During the month of February in 1968, Swenson picketed alone outside the Museum of Modern Art wielding only a giant question mark. Amid a period of profound social and political upheaval, Swenson put his body on the line to ask: What if the gatekeepers of modernist abstraction no longer held sway over New York’s art world? What could our institutions become? What would our artists produce?
Using Swenson’s unanswered questions as a provocation, this panel explores other traditions of criticism and curating that emerged from the 1960s. What did it mean to reject modernist appeals to purity and coherence, and refuse to cordon the intensity of social and political life off from one’s work? How did criticism and curating change in response to other demands and commitments?
SPEAKERS
Sampada Aranke is an Associate Professor of Art History and Comparative Studies at Ohio State University. Her research interests include performance theories of embodiment, visual culture, and black cultural and aesthetic theory. Her work has been published in e-flux, Artforum, Art Journal, ASAP/J, and October and she is the author of Death’s Futurity: The Visual Life of Black Power (2023).
Julia Bryan-Wilson is a Professor of Contemporary Art and LGBTQ+ Studies at Columbia University, and Curator-at-Large at the Museu de Arte de São Paulo (MASP). She co-curated the exhibition Lotty Rosenfeld: Disobedient Spaces at the Wallach Art Gallery.

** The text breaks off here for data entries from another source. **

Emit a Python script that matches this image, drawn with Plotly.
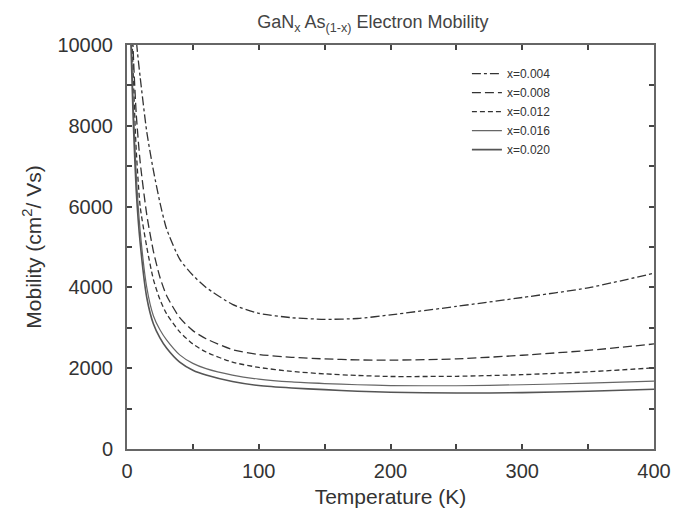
import plotly.graph_objects as go

T004 = [6, 8, 10, 15, 20, 25, 30, 40, 50, 60, 80, 100, 125, 150, 175, 200, 250, 300, 350, 400]
M004 = [10500, 9800, 9200, 7850, 6900, 6100, 5450, 4700, 4300, 4000, 3580, 3360, 3250, 3210, 3230, 3320, 3530, 3750, 3990, 4350]

T008 = [4, 5, 7, 10, 15, 20, 25, 30, 40, 50, 60, 80, 100, 125, 150, 175, 200, 250, 300, 350, 400]
M008 = [10500, 9600, 8300, 7100, 5800, 4900, 4250, 3800, 3250, 2930, 2730, 2460, 2340, 2270, 2230, 2205, 2200, 2230, 2320, 2440, 2600]

T012 = [3.5, 5, 7, 10, 15, 20, 25, 30, 40, 50, 60, 80, 100, 125, 150, 175, 200, 250, 300, 350, 400]
M012 = [10500, 9000, 7400, 6000, 5000, 4200, 3700, 3350, 2900, 2600, 2400, 2150, 2020, 1920, 1860, 1820, 1795, 1800, 1840, 1910, 2010]

T016 = [3, 4, 5, 7, 10, 15, 20, 25, 30, 40, 50, 60, 80, 100, 125, 150, 175, 200, 250, 300, 350, 400]
M016 = [10500, 9300, 8300, 6800, 5400, 4000, 3300, 2950, 2700, 2330, 2120, 1990, 1830, 1730, 1660, 1620, 1590, 1570, 1565, 1590, 1630, 1680]

T020 = [3, 4, 5, 7, 10, 15, 20, 25, 30, 40, 50, 60, 80, 100, 125, 150, 175, 200, 250, 300, 350, 400]
M020 = [10000, 8900, 7900, 6400, 5100, 3750, 3100, 2750, 2500, 2150, 1950, 1830, 1670, 1570, 1510, 1470, 1430, 1405, 1385, 1395, 1430, 1480]

LABELS = ["x=0.004", "x=0.008", "x=0.012", "x=0.016", "x=0.020"]

X_TICKS = [0, 100, 200, 300, 400]
X_MINOR = [50, 150, 250, 350]
Y_TICKS = [0, 2000, 4000, 6000, 8000, 10000]
Y_TICKTEXT = ["0", "2000", "4000", "6000", "8000", "10000"]
Y_MINOR = [1000, 3000, 5000, 7000, 9000]

series = [
    (T004, M004, LABELS[0], "dashdot", "#333333", 1.3),
    (T008, M008, LABELS[1], "9px,4px", "#333333", 1.3),
    (T012, M012, LABELS[2], "5px,3px", "#333333", 1.3),
    (T016, M016, LABELS[3], "solid", "#666666", 1.2),
    (T020, M020, LABELS[4], "solid", "#555555", 1.6),
]

fig = go.Figure()
for t, m, name, dash, color, w in series:
    fig.add_trace(go.Scatter(
        x=t, y=m, name=name, mode="lines",
        line=dict(color=color, width=w, dash=dash, shape="spline", smoothing=0.6),
    ))

FONT = "Liberation Sans, Arial, sans-serif"
axis_common = dict(
    showline=True, linecolor="#666666", linewidth=2, mirror="allticks",
    ticks="inside", ticklen=5, tickcolor="#444444", tickwidth=1.5,
    showgrid=False, zeroline=False,
    tickfont=dict(family=FONT, size=20, color="#333333"),
)

fig.update_layout(
    width=683, height=517,
    margin=dict(l=127, r=23, t=45, b=66),
    paper_bgcolor="white", plot_bgcolor="white",
    title=dict(
        text="GaN<sub>x</sub> As<sub>(1-x)</sub> Electron Mobility",
        x=0.546, xanchor="center", y=0.958, yanchor="middle",
        font=dict(family=FONT, size=18, color="#444444"),
    ),
    showlegend=True,
    legend=dict(
        x=0.645, y=0.965, xanchor="left", yanchor="top",
        bgcolor="rgba(0,0,0,0)", itemwidth=30,
        font=dict(family=FONT, size=12, color="#333333"),
        tracegroupgap=0,
    ),
    xaxis=dict(
        range=[0, 400], tickvals=X_TICKS,
        minor=dict(tickvals=X_MINOR, ticks="inside", ticklen=5, tickcolor="#444444"),
        ticklabelstandoff=3,
        title=dict(text="Temperature (K)", font=dict(family=FONT, size=21, color="#333333"), standoff=8),
        **axis_common,
    ),
    yaxis=dict(
        range=[0, 10000], tickvals=Y_TICKS, ticktext=Y_TICKTEXT,
        minor=dict(tickvals=Y_MINOR, ticks="inside", ticklen=5, tickcolor="#444444"),
        ticklabelstandoff=8,
        title=dict(text="Mobility (cm<sup>2</sup>/ Vs)", font=dict(family=FONT, size=21, color="#333333"), standoff=10),
        **axis_common,
    ),
)

fig.write_html("out.html")
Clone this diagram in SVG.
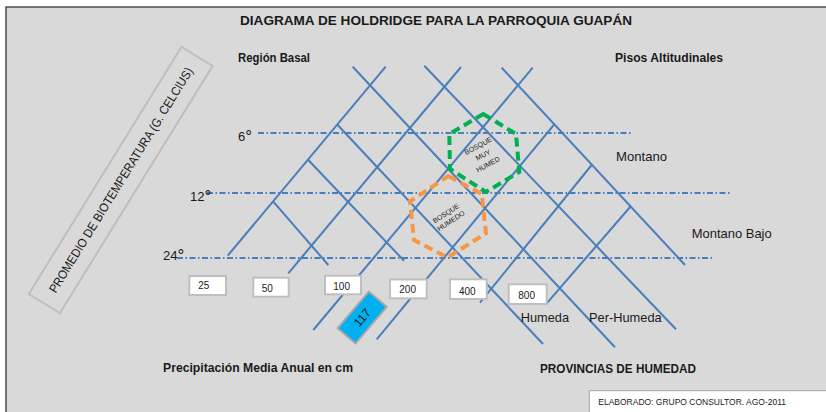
<svg xmlns="http://www.w3.org/2000/svg" width="826" height="412" viewBox="0 0 826 412">
<style>
text{font-family:"Liberation Sans",Arial,sans-serif;fill:#1a1a1a}
.b{font-weight:bold}
.grid{stroke:#4a7ebb;stroke-width:2;fill:none}
.dd{stroke:#4a7ebb;stroke-width:2;stroke-dasharray:6 2.5 1.5 2.5;fill:none}
.hexg{fill:none;stroke:#00b050;stroke-width:4;stroke-dasharray:9 5}
.hexo{fill:none;stroke:#f79646;stroke-width:4;stroke-dasharray:9 5}
.vbox{fill:#fff;stroke:#bfbfbf;stroke-width:2}
.num{font-size:10px}
.lbl{font-size:13px}
.tiny{font-size:7px}
.deg{font-size:17px}
</style>
<rect x="0" y="0" width="826" height="412" fill="#fff"/>
<rect x="6" y="7" width="830" height="420" fill="#d9d9d9" stroke="#4d4d4d" stroke-width="1.5"/>

<g id="title"><text class="b" x="240" y="25" font-size="13" textLength="392" lengthAdjust="spacingAndGlyphs">DIAGRAMA DE HOLDRIDGE PARA LA PARROQUIA GUAPÁN</text></g>

<g id="axis-temp">
<rect x="-145.3" y="-18.25" width="290.6" height="36.5" fill="none" stroke="#bfbfbf" stroke-width="2" transform="translate(120.7,180) rotate(-58.3)"/>
<text x="0" y="4.5" font-size="12.5" text-anchor="middle" textLength="262" lengthAdjust="spacingAndGlyphs" transform="translate(120.7,180) rotate(-58.3)">PROMEDIO DE BIOTEMPERATURA (G. CELCIUS)</text>
</g>

<g id="headers">
<text class="b" x="238" y="62" font-size="12" textLength="72" lengthAdjust="spacingAndGlyphs">Región Basal</text>
<text class="b" x="615" y="62" font-size="12" textLength="108" lengthAdjust="spacingAndGlyphs">Pisos Altitudinales</text>
<text class="b" x="163" y="372" font-size="12.5" textLength="190" lengthAdjust="spacingAndGlyphs">Precipitación Media Anual en cm</text>
<text class="b" x="540" y="372.5" font-size="12.5" textLength="156" lengthAdjust="spacingAndGlyphs">PROVINCIAS DE HUMEDAD</text>
</g>

<g id="connectors">
<line class="dd" x1="258" y1="133" x2="633" y2="133"/>
<line class="dd" x1="207" y1="193" x2="730" y2="193"/>
<line class="dd" x1="177" y1="258" x2="712" y2="258"/>
<line class="grid" x1="227.7" y1="255.7" x2="385.7" y2="66.7"/>
<line class="grid" x1="288.3" y1="273.3" x2="461" y2="67"/>
<line class="grid" x1="313.3" y1="330" x2="532.7" y2="67.7"/>
<line class="grid" x1="376.7" y1="339.3" x2="554.3" y2="124.3"/>
<line class="grid" x1="480" y1="302.7" x2="591.7" y2="165"/>
<line class="grid" x1="546.7" y1="303.3" x2="631" y2="206"/>
<line class="grid" x1="273.3" y1="201.7" x2="328.3" y2="265"/>
<line class="grid" x1="308.3" y1="160" x2="404" y2="260.7"/>
<line class="grid" x1="337.7" y1="125" x2="543" y2="344"/>
<line class="grid" x1="352.7" y1="66.7" x2="615" y2="347.3"/>
<line class="grid" x1="424.3" y1="65.7" x2="676" y2="329.3"/>
<line class="grid" x1="501.7" y1="67.7" x2="685" y2="265"/>
</g>

<g id="temp-labels">
<text class="lbl" x="238" y="141">6<tspan class="deg" dy="1">°</tspan></text>
<text class="lbl" x="190" y="201">12<tspan class="deg" dy="1">°</tspan></text>
<text class="lbl" x="163" y="260">24<tspan class="deg" dy="1">°</tspan></text>
</g>

<g id="bosque-muy-humedo">
<polygon class="hexg" points="483.3,114 516,134 519.3,172 486,192 450,169 449.3,134"/>
<g transform="translate(483,155) rotate(-28)">
<text class="tiny" x="0" y="-8" text-anchor="middle">BOSQUE</text>
<text class="tiny" x="0" y="2.5" text-anchor="middle">MUY</text>
<text class="tiny" x="0" y="13" text-anchor="middle">HUMED</text>
</g>
</g>

<g id="bosque-humedo">
<polygon class="hexo" points="448.3,176 481.7,194 486,233.3 447.5,257.5 414,240 410,201.5"/>
<g transform="translate(448.5,217) rotate(-33)">
<text class="tiny" x="0" y="-2" text-anchor="middle">BOSQUE</text>
<text class="tiny" x="0" y="7" text-anchor="middle">HUMEDO</text>
</g>
</g>

<g id="p25"><rect class="vbox" x="189.3" y="276" width="36.7" height="19"/><text class="num" x="198.3" y="289.3">25</text></g>
<g id="p50"><rect class="vbox" x="253.3" y="277.7" width="35.4" height="19"/><text class="num" x="261.7" y="291.5">50</text></g>
<g id="p100"><rect class="vbox" x="325" y="275.7" width="36" height="18.6"/><text class="num" x="333.3" y="290">100</text></g>
<g id="p200"><rect class="vbox" x="390" y="279.5" width="36.7" height="18.8"/><text class="num" x="399.3" y="293.3">200</text></g>
<g id="p400"><rect class="vbox" x="450" y="279.3" width="36.7" height="19.7"/><text class="num" x="459" y="295">400</text></g>
<g id="p800"><rect class="vbox" x="508.7" y="284.3" width="38" height="19.7"/><text class="num" x="518.3" y="299.3">800</text></g>

<g id="p117" transform="translate(362.2,317.5) rotate(-49.5)">
<rect x="-24" y="-11.7" width="48" height="23.4" fill="#00b0f0" stroke="#a6a6a6" stroke-width="2"/>
<text x="0" y="4.3" font-size="12" text-anchor="middle">117</text>
</g>

<g id="floors">
<text class="lbl" x="616" y="160.5" textLength="51" lengthAdjust="spacingAndGlyphs">Montano</text>
<text class="lbl" x="691.7" y="238" textLength="80" lengthAdjust="spacingAndGlyphs">Montano Bajo</text>
</g>

<g id="provinces">
<text class="lbl" x="520.7" y="321.5" textLength="48.3" lengthAdjust="spacingAndGlyphs">Humeda</text>
<text class="lbl" x="589" y="321.5" textLength="72.7" lengthAdjust="spacingAndGlyphs">Per-Humeda</text>
</g>

<g id="credit">
<rect x="589.3" y="390.7" width="250" height="30" fill="#fff" stroke="#a6a6a6" stroke-width="1"/>
<text x="598.3" y="405.3" font-size="8.5" textLength="187.7" lengthAdjust="spacingAndGlyphs">ELABORADO: GRUPO CONSULTOR. AGO-2011</text>
</g>
</svg>
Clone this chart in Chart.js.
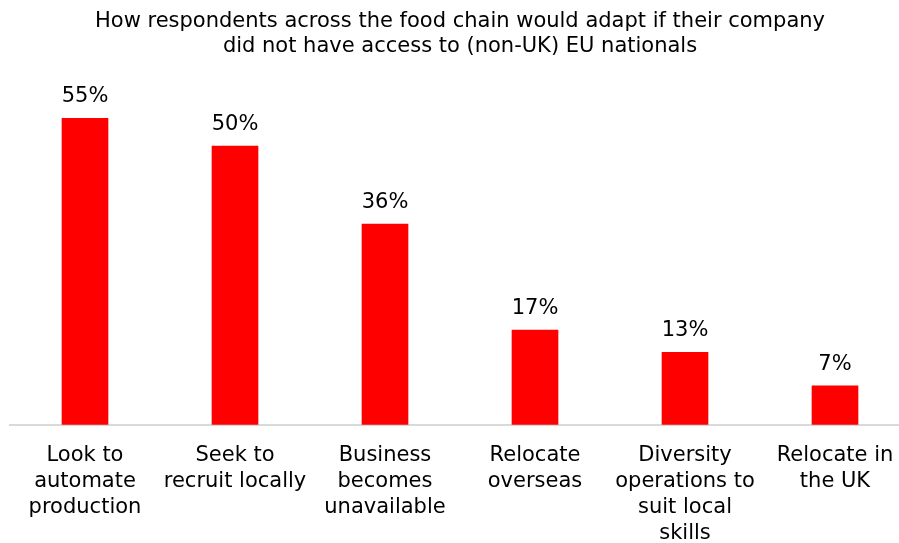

Josh T. Franco is an artist and art historian from West Texas. He is Collector at Large at the Smithsonian's Archives of American Art. He recently co-curated the exhibition Felix Gonzalez-Torres: Always to Return that took place in Washington D.C.
Jennifer Sichel is Assistant Professor of Contemporary Art and Theory at the University of Louisville, Hite Institute of Art and Design. She is the author of Criticism Without Authority: Gene Swenson's and Jill Johnston's Queer Practices (2025).